>>725411728 (OP)
Massive scale so rarely works in games because they don't handle regular scale well. Even supposedly realistic locations have their scales messed up and way bigger than they should be to accommodate the awkwardness of telecontrol and a distant orbiting camera. Even if it's a first person game everything has to be bigger and more spacious to allow the player to navigate it despite lacking all the sensory perception and agility of a physical body.
Player characters also tend to move really fast because it's annoying to control something slow that takes a long time to get places. The default walk speed is almost always what would in reality be a brisk jog.
Lastly in order to impress scale upon the player, you need contrast. It's something games rarely have. A game about giants will usually always be at that scale. A game set in a mundane world rarely has the player experience impossible macroscapes.
Because the baseline ways we measure scale get completely skewed for convenience, it affects everything beyond that.
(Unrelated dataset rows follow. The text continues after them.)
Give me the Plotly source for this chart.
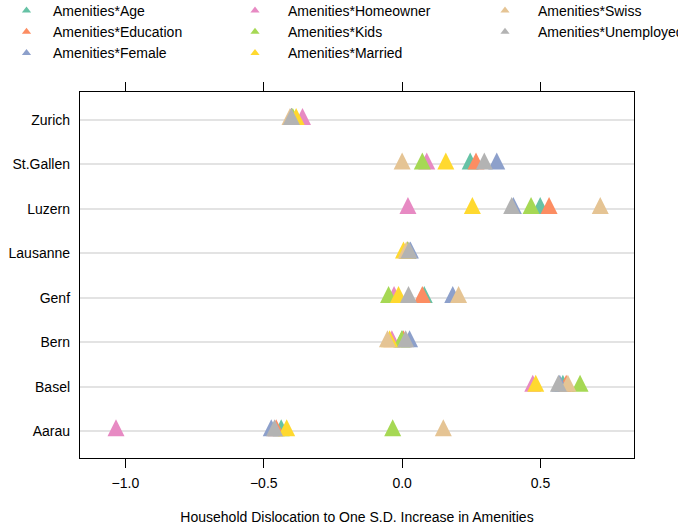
import plotly.graph_objects as go

cities = ["Aarau", "Basel", "Bern", "Genf", "Lausanne", "Luzern", "St.Gallen", "Zurich"]

series_names = [
    "Amenities*Age", "Amenities*Education", "Amenities*Female", "Amenities*Homeowner",
    "Amenities*Kids", "Amenities*Married", "Amenities*Swiss", "Amenities*Unemployed",
]

# values in city order: Aarau, Basel, Bern, Genf, Lausanne, Luzern, St.Gallen, Zurich
age        = [-0.437, 0.581,  0.000,  0.080, 0.020, 0.499, 0.246, -0.400]
education  = [-0.455, 0.593,  0.005,  0.073, 0.020, 0.531, 0.267, -0.400]
female     = [-0.473, 0.570,  0.027,  0.183, 0.030, 0.402, 0.342, -0.400]
homeowner  = [-1.034, 0.472, -0.037, -0.029, 0.020, 0.021, 0.089, -0.360]
kids       = [-0.034, 0.643, -0.001, -0.049, 0.020, 0.466, 0.073, -0.395]
married    = [-0.417, 0.483, -0.045, -0.013, 0.005, 0.254, 0.158, -0.383]
swiss      = [ 0.149, 0.599, -0.053,  0.204, 0.015, 0.716, 0.000, -0.405]
unemployed = [-0.461, 0.565,  0.013,  0.023, 0.025, 0.396, 0.297, -0.400]

series_values = [age, education, female, homeowner, kids, married, swiss, unemployed]

colors = ["#66C2A5", "#FC8D62", "#8DA0CB", "#E78AC3", "#A6D854", "#FFD92F", "#E5C494", "#B3B3B3"]

x_ticks = [-1.0, -0.5, 0.0, 0.5]
x_title = "Household Dislocation to One S.D. Increase in Amenities"

FONT = "Liberation Sans, Arial, Helvetica, sans-serif"
W, H = 678, 528
MT, MB = 92, 70
PLOT_H = H - MT - MB

fig = go.Figure()

# data marks (drawn in series order so later ones sit on top)
for name, vals, col in zip(series_names, series_values, colors):
    fig.add_trace(go.Scatter(
        x=vals, y=cities, mode="markers", name=name, showlegend=False,
        marker=dict(symbol="arrow-down", angle=180, standoff=12, size=17,
                    color=col, line=dict(width=0)),
        hoverinfo="x+y+name",
    ))

# legend entries, three columns
legend_ids = ["legend", "legend", "legend", "legend2", "legend2", "legend2", "legend3", "legend3"]
for name, col, lg in zip(series_names, colors, legend_ids):
    fig.add_trace(go.Scatter(
        x=[None], y=[None], mode="markers", name=name, legend=lg,
        marker=dict(symbol="triangle-up", size=8, color=col, line=dict(width=0)),
    ))

def legend_cfg(text_x_px, item_w):
    return dict(
        x=(text_x_px - item_w - 10) / W, xref="container",
        y=(PLOT_H + MT + 5) / PLOT_H, yref="paper",
        xanchor="left", yanchor="top", orientation="v",
        bgcolor="rgba(0,0,0,0)", borderwidth=0, itemwidth=item_w,
        font=dict(family=FONT, size=14, color="black"), tracegroupgap=0,
    )

fig.update_layout(
    width=W, height=H,
    margin=dict(l=80, r=44, t=MT, b=MB, pad=0, autoexpand=False),
    paper_bgcolor="white", plot_bgcolor="white",
    font=dict(family=FONT, size=14, color="black"),
    legend=legend_cfg(53, 43), legend2=legend_cfg(288, 56), legend3=legend_cfg(538, 56),
    xaxis=dict(
        range=[-1.164, 0.838], tickvals=x_ticks, tickformat=".1f",
        ticks="outside", ticklen=9, tickwidth=1.3, tickcolor="black",
        showline=True, linecolor="black", linewidth=1.3, mirror="ticks",
        showgrid=False, zeroline=False, ticklabelstandoff=3,
        tickfont=dict(family=FONT, size=14, color="black"),
        automargin=False,
        title=dict(text=x_title, font=dict(family=FONT, size=14, color="black"), standoff=22),
    ),
    yaxis=dict(
        type="category", categoryorder="array", categoryarray=cities,
        range=[-0.6, 7.63], ticks="", showline=True, linecolor="black",
        linewidth=1.3, mirror=True, showgrid=True, gridcolor="#E3E3E3", gridwidth=1.5,
        zeroline=False, ticklabelstandoff=6, automargin=False,
        tickfont=dict(family=FONT, size=14, color="black"),
    ),
)

fig.write_html("out.html")
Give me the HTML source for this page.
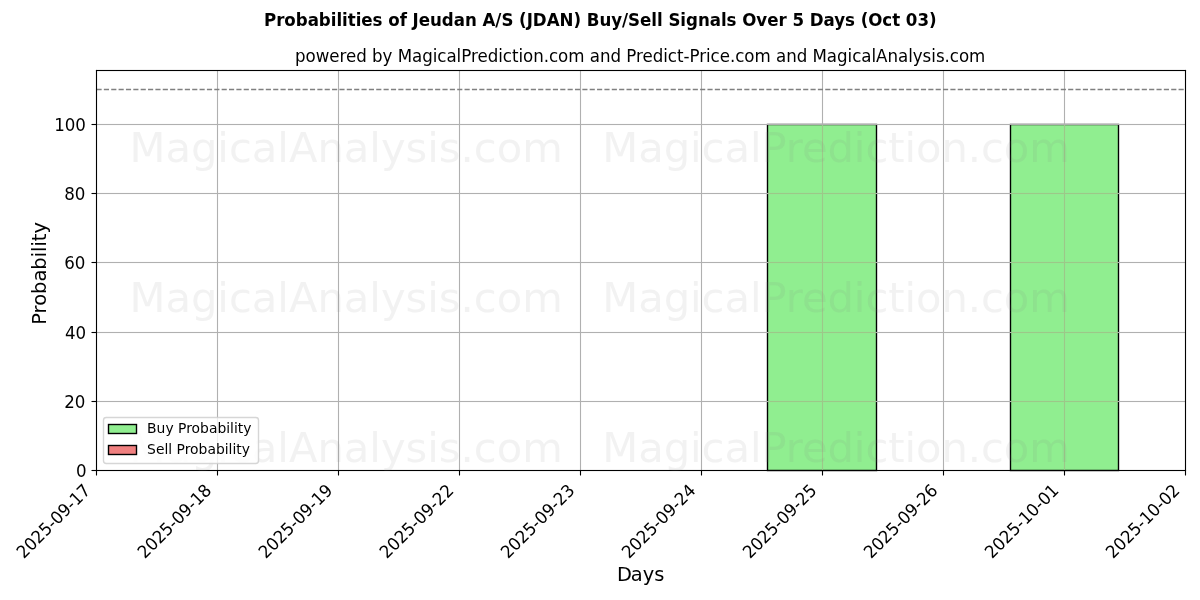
<!DOCTYPE html>
<html lang="en"><head><meta charset="utf-8">
<title>Probabilities of Jeudan A/S (JDAN) Buy/Sell Signals Over 5 Days (Oct 03)</title>
<style>
html,body{margin:0;padding:0;background:#fff;width:1200px;height:600px;overflow:hidden}
svg{display:block}
text{font-family:'DejaVu Sans', 'Liberation Sans', sans-serif;fill:#000}
.t12{font-size:16.667px}.t14{font-size:19.444px}.t10{font-size:13.889px}
.wm{font-size:41.667px;fill:#808080;fill-opacity:0.1;text-anchor:middle}
.grid rect{fill:#b0b0b0}
.tick line{stroke:#000;stroke-width:1.11}
.spine rect{fill:#000}
.bar{fill:#90ee90;stroke:#000;stroke-width:1.389;stroke-linejoin:miter}
</style></head><body>
<svg width="1200" height="600" viewBox="0 0 1200 600">
<rect x="0" y="0" width="1200" height="600" fill="#fff"/>
<g>
<rect class="bar" x="767.5" y="124.5" width="109" height="346"/>
<rect class="bar" x="1010.5" y="124.5" width="108" height="346"/>
</g>
<g class="grid">
<rect x="216.945" y="70.5" width="1.11" height="400.0"/>
<rect x="337.945" y="70.5" width="1.11" height="400.0"/>
<rect x="458.945" y="70.5" width="1.11" height="400.0"/>
<rect x="579.945" y="70.5" width="1.11" height="400.0"/>
<rect x="700.945" y="70.5" width="1.11" height="400.0"/>
<rect x="821.945" y="70.5" width="1.11" height="400.0"/>
<rect x="942.945" y="70.5" width="1.11" height="400.0"/>
<rect x="1063.945" y="70.5" width="1.11" height="400.0"/>
<rect x="96.5" y="123.945" width="1089.0" height="1.11"/>
<rect x="96.5" y="192.945" width="1089.0" height="1.11"/>
<rect x="96.5" y="261.945" width="1089.0" height="1.11"/>
<rect x="96.5" y="331.945" width="1089.0" height="1.11"/>
<rect x="96.5" y="400.945" width="1089.0" height="1.11"/>
</g>
<g stroke="#9cc888" stroke-width="1">
<line x1="822.5" y1="125.2" x2="822.5" y2="469.9"/>
<line x1="768.2" y1="193.5" x2="875.8" y2="193.5"/>
<line x1="768.2" y1="262.5" x2="875.8" y2="262.5"/>
<line x1="768.2" y1="332.5" x2="875.8" y2="332.5"/>
<line x1="768.2" y1="401.5" x2="875.8" y2="401.5"/>
<line x1="1064.5" y1="125.2" x2="1064.5" y2="469.9"/>
<line x1="1011.2" y1="193.5" x2="1117.8" y2="193.5"/>
<line x1="1011.2" y1="262.5" x2="1117.8" y2="262.5"/>
<line x1="1011.2" y1="332.5" x2="1117.8" y2="332.5"/>
<line x1="1011.2" y1="401.5" x2="1117.8" y2="401.5"/>
</g>
<g class="tick">
<line x1="96.5" y1="470.5" x2="96.5" y2="475.50"/>
<line x1="217.5" y1="470.5" x2="217.5" y2="475.50"/>
<line x1="338.5" y1="470.5" x2="338.5" y2="475.50"/>
<line x1="459.5" y1="470.5" x2="459.5" y2="475.50"/>
<line x1="580.5" y1="470.5" x2="580.5" y2="475.50"/>
<line x1="701.5" y1="470.5" x2="701.5" y2="475.50"/>
<line x1="822.5" y1="470.5" x2="822.5" y2="475.50"/>
<line x1="943.5" y1="470.5" x2="943.5" y2="475.50"/>
<line x1="1064.5" y1="470.5" x2="1064.5" y2="475.50"/>
<line x1="1185.5" y1="470.5" x2="1185.5" y2="475.50"/>
<line x1="91.50" y1="470.5" x2="96.5" y2="470.5"/>
<line x1="91.50" y1="401.5" x2="96.5" y2="401.5"/>
<line x1="91.50" y1="332.5" x2="96.5" y2="332.5"/>
<line x1="91.50" y1="262.5" x2="96.5" y2="262.5"/>
<line x1="91.50" y1="193.5" x2="96.5" y2="193.5"/>
<line x1="91.50" y1="124.5" x2="96.5" y2="124.5"/>
</g>
<line x1="96.5" y1="89.5" x2="1185" y2="89.5" stroke="#808080" stroke-width="1.389" stroke-dasharray="5.139 2.222"/>
<g class="spine">
<rect x="95.945" y="69.945" width="1.11" height="401.11"/>
<rect x="1184.945" y="69.945" width="1.11" height="401.11"/>
<rect x="95.945" y="469.945" width="1090.11" height="1.11"/>
<rect x="95.945" y="69.945" width="1090.11" height="1.11"/>
</g>
<g>
<text class="wm" transform="translate(346.100 162.197)">MagicalAnalysis.com</text>
<text class="wm" textLength="467.500" lengthAdjust="spacing" transform="translate(836.100 162.197)">MagicalPrediction.com</text>
<text class="wm" transform="translate(346.100 312.197)">MagicalAnalysis.com</text>
<text class="wm" textLength="467.500" lengthAdjust="spacing" transform="translate(836.100 312.197)">MagicalPrediction.com</text>
<text class="wm" transform="translate(346.100 462.197)">MagicalAnalysis.com</text>
<text class="wm" textLength="467.500" lengthAdjust="spacing" transform="translate(836.100 462.197)">MagicalPrediction.com</text>
</g>
<g class="t12">
<text textLength="95.900" lengthAdjust="spacing" transform="translate(23.758 559.352) rotate(-45) scale(1 1.0400)">2025-09-17</text>
<text textLength="95.900" lengthAdjust="spacing" transform="translate(144.792 559.352) rotate(-45) scale(1 1.0400)">2025-09-18</text>
<text textLength="95.900" lengthAdjust="spacing" transform="translate(265.825 559.352) rotate(-45) scale(1 1.0400)">2025-09-19</text>
<text textLength="95.900" lengthAdjust="spacing" transform="translate(386.858 559.352) rotate(-45) scale(1 1.0400)">2025-09-22</text>
<text textLength="95.900" lengthAdjust="spacing" transform="translate(507.892 559.352) rotate(-45) scale(1 1.0400)">2025-09-23</text>
<text textLength="95.900" lengthAdjust="spacing" transform="translate(628.926 559.352) rotate(-45) scale(1 1.0400)">2025-09-24</text>
<text textLength="95.900" lengthAdjust="spacing" transform="translate(749.959 559.352) rotate(-45) scale(1 1.0400)">2025-09-25</text>
<text textLength="95.900" lengthAdjust="spacing" transform="translate(870.993 559.352) rotate(-45) scale(1 1.0400)">2025-09-26</text>
<text textLength="95.900" lengthAdjust="spacing" transform="translate(992.026 559.352) rotate(-45) scale(1 1.0400)">2025-10-01</text>
<text textLength="95.900" lengthAdjust="spacing" transform="translate(1113.060 559.352) rotate(-45) scale(1 1.0400)">2025-10-02</text>
</g>
<g class="t12" text-anchor="end">
<text transform="translate(86.476 476.517) scale(1 1.0600)">0</text>
<text transform="translate(85.476 407.572) scale(1 1.0800)">20</text>
<text transform="translate(86.226 338.627) scale(1 1.0600)">40</text>
<text transform="translate(85.476 268.682) scale(1 1.0600)">60</text>
<text transform="translate(85.476 199.736) scale(1 1.0600)">80</text>
<text transform="translate(85.976 130.542) scale(1 1.0400)">100</text>
</g>
<text class="t14" text-anchor="middle" dx="1.1 -1.1" transform="translate(639.599 580.508) scale(1 1.0200)">Days</text>
<text class="t14" text-anchor="middle" transform="translate(45.564 273.384) rotate(-90)">Probability</text>
<text class="t12" text-anchor="middle" textLength="690.375" lengthAdjust="spacing" transform="translate(640.149 62.000) scale(1 1.0600)">powered by MagicalPrediction.com and Predict-Price.com and MagicalAnalysis.com</text>
<text class="t12" text-anchor="middle" font-weight="700" textLength="672.625" lengthAdjust="spacing" transform="translate(600.300 25.664) scale(1 1.0200)">Probabilities of Jeudan A/S (JDAN) Buy/Sell Signals Over 5 Days (Oct 03)</text>
<g>
<rect x="103.5" y="417.5" width="155" height="46" rx="2.78" ry="2.78" fill="#fff" fill-opacity="0.8" stroke="#ccc" stroke-opacity="0.8" stroke-width="1.389"/>
<rect x="108.5" y="424.5" width="28" height="9" fill="#90ee90" stroke="#000" stroke-width="1.389"/>
<rect x="108.5" y="445.5" width="28" height="9" fill="#f08080" stroke="#000" stroke-width="1.389"/>
<text class="t10" transform="translate(147.087 432.661) scale(1 0.9800)">Buy Probability</text>
<text class="t10" transform="translate(147.087 453.547) scale(1 0.9800)">Sell Probability</text>
</g>
</svg>
</body></html>
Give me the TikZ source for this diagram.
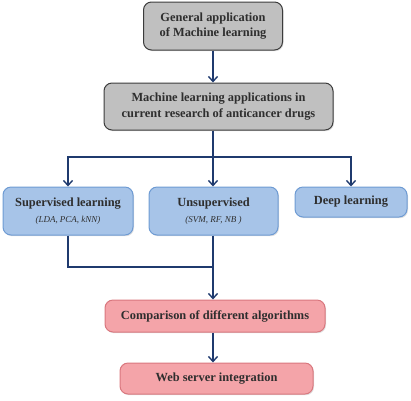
\documentclass[tikz,border=0pt]{standalone}
\usepackage{fontspec}
\setmainfont{Liberation Serif}
\usetikzlibrary{arrows.meta,shadows}

\definecolor{greyFill}{HTML}{C0C0C0}
\definecolor{greyLine}{HTML}{3C3C3C}
\definecolor{blueFill}{HTML}{A7C4E8}
\definecolor{blueLine}{HTML}{6E9BD3}
\definecolor{pinkFill}{HTML}{F4A4A9}
\definecolor{pinkLine}{HTML}{D9777E}
\definecolor{arrowBlue}{HTML}{1F3A6E}
\definecolor{textGrey}{HTML}{2E2E2E}

\newcommand{\algoList}[1]{{\fontsize{9}{11}\selectfont\mdseries\itshape #1}}

\begin{document}
\begin{tikzpicture}[x=1pt,y=-1pt,
    box/.style={rounded corners=8pt, line width=1pt, align=center,
        inner sep=2pt, text=textGrey, font=\fontsize{12.4}{15.5}\selectfont\bfseries,
        drop shadow={opacity=.25, shadow xshift=1pt, shadow yshift=-1.2pt}},
    greybox/.style={box, fill=greyFill, draw=greyLine},
    bluebox/.style={box, fill=blueFill, draw=blueLine},
    pinkbox/.style={box, fill=pinkFill, draw=pinkLine},
    link/.style={draw=arrowBlue, line width=1.4pt},
    arrow/.style={link, -{Straight Barb[length=5pt,width=9pt,line width=1.4pt]}},
]

    \useasboundingbox (0,0) rectangle (411,400);

    % top two boxes
    \node[greybox, minimum width=139pt, minimum height=48pt] (general) at (213,26)
        {General application\\of Machine learning};
    \node[greybox, minimum width=229pt, minimum height=47pt] (mlapp) at (218.5,106.5)
        {Machine learning applications in\\current research of anticancer drugs};

    % the three kinds of learning
    \node[bluebox, minimum width=130pt, minimum height=48pt] (sup) at (68,211)
        {Supervised learning\\[1pt]\algoList{(LDA, PCA, kNN)}};
    \node[bluebox, minimum width=129pt, minimum height=48pt] (uns) at (213.5,211)
        {Unsupervised\\[1pt]\algoList{(SVM, RF, NB )}};
    \node[bluebox, minimum width=112pt, minimum height=30pt] (deep) at (351,202)
        {Deep learning};

    % bottom boxes
    \node[pinkbox, minimum width=220pt, minimum height=32pt] (compare) at (215,316)
        {Comparison of different algorithms};
    \node[pinkbox, minimum width=193pt, minimum height=31pt] (web) at (216.5,378.5)
        {Web server integration};

    \coordinate (split) at (213,157);
    \coordinate (merge) at (213,267);

    \draw[arrow] (general.south -| split) -- (mlapp.north -| split);
    \draw[link] (mlapp.south -| split) -- (split);
    \draw[arrow] (split) -| (sup.north);
    \draw[arrow] (split) -- (uns.north -| split);
    \draw[arrow] (split) -| (deep.north);
    \draw[link] (sup.south) |- (merge);
    \draw[arrow] (uns.south -| merge) -- (compare.north -| merge);
    \draw[arrow] (compare.south -| merge) -- (web.north -| merge);

\end{tikzpicture}
\end{document}
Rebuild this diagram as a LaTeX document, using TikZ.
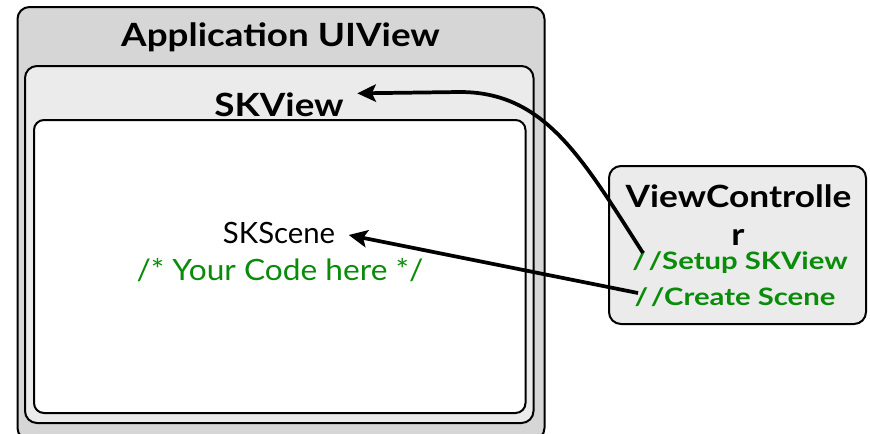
\documentclass[tikz,border=0pt]{standalone}
\usepackage{fontspec}
\setmainfont{Lato}
\newfontfamily\widelato[FakeStretch=1.15]{Lato}
\newfontfamily\codelato[FakeStretch=1.08]{Lato}
\newfontfamily\vclato[FakeStretch=1.22]{Lato}
\usetikzlibrary{arrows.meta}
\definecolor{outergray}{HTML}{D6D6D6}
\definecolor{lightgray}{HTML}{EBEBEB}
\definecolor{codegreen}{RGB}{10,140,10}
\tikzset{
  box/.style={draw=black, line width=1.5pt, rounded corners=9pt, inner sep=0pt},
  title/.style={font=\widelato\fontsize{24}{28}\selectfont\bfseries, inner sep=0pt, anchor=base},
  vctitle/.style={font=\widelato\fontsize{23}{27}\selectfont\bfseries, inner sep=0pt, anchor=base},
  plain/.style={font=\fontsize{22}{26}\selectfont, inner sep=0pt, anchor=base},
  code/.style={text=codegreen, font=\codelato\fontsize{22}{26}\selectfont, inner sep=0pt, anchor=base},
  vccode/.style={text=codegreen, font=\vclato\fontsize{18}{22}\selectfont\bfseries, inner sep=0pt, anchor=base},
  link/.style={line width=2.8pt, -{Stealth[length=14pt,width=13pt,inset=3pt]}},
}
\begin{document}
\begin{tikzpicture}[x=0.75pt,y=-0.75pt]
\useasboundingbox (0,0) rectangle (870,433);
\begin{scope}
\clip (0,0) rectangle (870,433);
\node[box, fill=outergray, minimum width=527*0.75pt, minimum height=433*0.75pt] (app) at (281,223.5) {};
\end{scope}
\node[box, fill=lightgray, minimum width=508.5*0.75pt, minimum height=357*0.75pt] (skview) at (279.25,244.5) {};
\node[box, fill=white, rounded corners=7.5pt, minimum width=491.5*0.75pt, minimum height=293*0.75pt] (skscene) at (279.75,266.5) {};
\node[box, fill=lightgray, minimum width=257*0.75pt, minimum height=158*0.75pt] (vc) at (737.5,245) {};

\node[title] (apptitle) at (280.5,46.5) {Application UIView};
\node[title] (skviewtitle) at (279,116) {SKView};
\node[plain] (scenetitle) at (279,243) {SKScene};
\node[code] (yourcode) at (280,280) {/* Your Code here */};

\node[vctitle] (vctitle1) at (738.5,207) {ViewControlle};
\node[vctitle] (vctitle2) at (738,245) {r};
\node[vccode] (setup) at (740,269) {/\kern2pt/Setup SKView};
\node[vccode] (create) at (735,305) {/\kern2pt/Create Scene};

\coordinate (setuptail) at (643,253);
\coordinate (createtail) at (638,293);
\coordinate (skviewport) at ([xshift=10pt,yshift=-1pt]skviewtitle.north east);
\coordinate (sceneport) at ([xshift=10pt,yshift=6pt]scenetitle.base east);
\draw[link] (setuptail) .. controls (582,158) and (545,92) .. (460,92) -- (skviewport);
\draw[link] (createtail) -- (sceneport);
\end{tikzpicture}
\end{document}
Something can be 5 miles long but if you can dash from one end to the other in 20 seconds it's not going to feel like it.
Anyway my pick would be Dark Souls 1. A thing it does really well is have the player explore and cross massive structures one little block at a time. In the Hollow settlement, you're going through little human sized houses built into a massive towering wall. In blight town you're scaling an incredible height of the superstructure by means of a rickety scaffold built to human scale. You feel like an ant crawling on something that wasn't built for you.